The areas covered during the project were a detailed characterization of gluten-free cereals and the assessment of the cereals as potential ingredients for gluten-free breads. The characterizations ranged from a detailed chemical characterization to rheological evaluation of the resulting doughs, structural properties of the doughs and breads using advanced microscopic methods as well as pilotscale baking trials and sensory evaluation. Novel methods to improve the quality of gluten-free cereal products were also covered; one example being the use of specially selected lactic acid bacteria with properties such as antifungal activity, exopolysaccharide production and enzyme production. The use of specifically selected lactic acid bacteria can significantly improve the quality and shelf-life of gluten-free breads.

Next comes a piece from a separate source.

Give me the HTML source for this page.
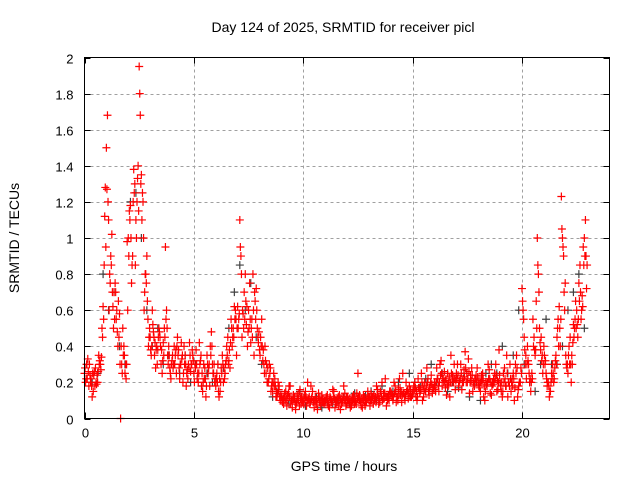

A major problem associated with gluten-free products is texture; therefore, part of the project was to investigate the influence of a range of enzymes such as transglutaminase, glucose oxidase and protease on wide range of gluten-free cereals. It was shown that enzymes can play an important role in improving the structure of gluten free bread, but the enzymes showed different interactions with the various gluten-free flours.

Novel processing such as high-pressure processing was also introduced as a means to create ingredients for gluten-free cereal products. The impact of HP was investigated on the major polymers found in gluten-free flours, such as starch and protein also was performed. The results revealed that starch gelatinization and protein network formation at pressures 350 MPa was obtained while a weakening of protein structures was observed at lower pressures. Addition of HP-treated gluten free batters to bread resulted in improved volume and decreased staling at 200 MPa, while higher pressures did not improve oat bread quality.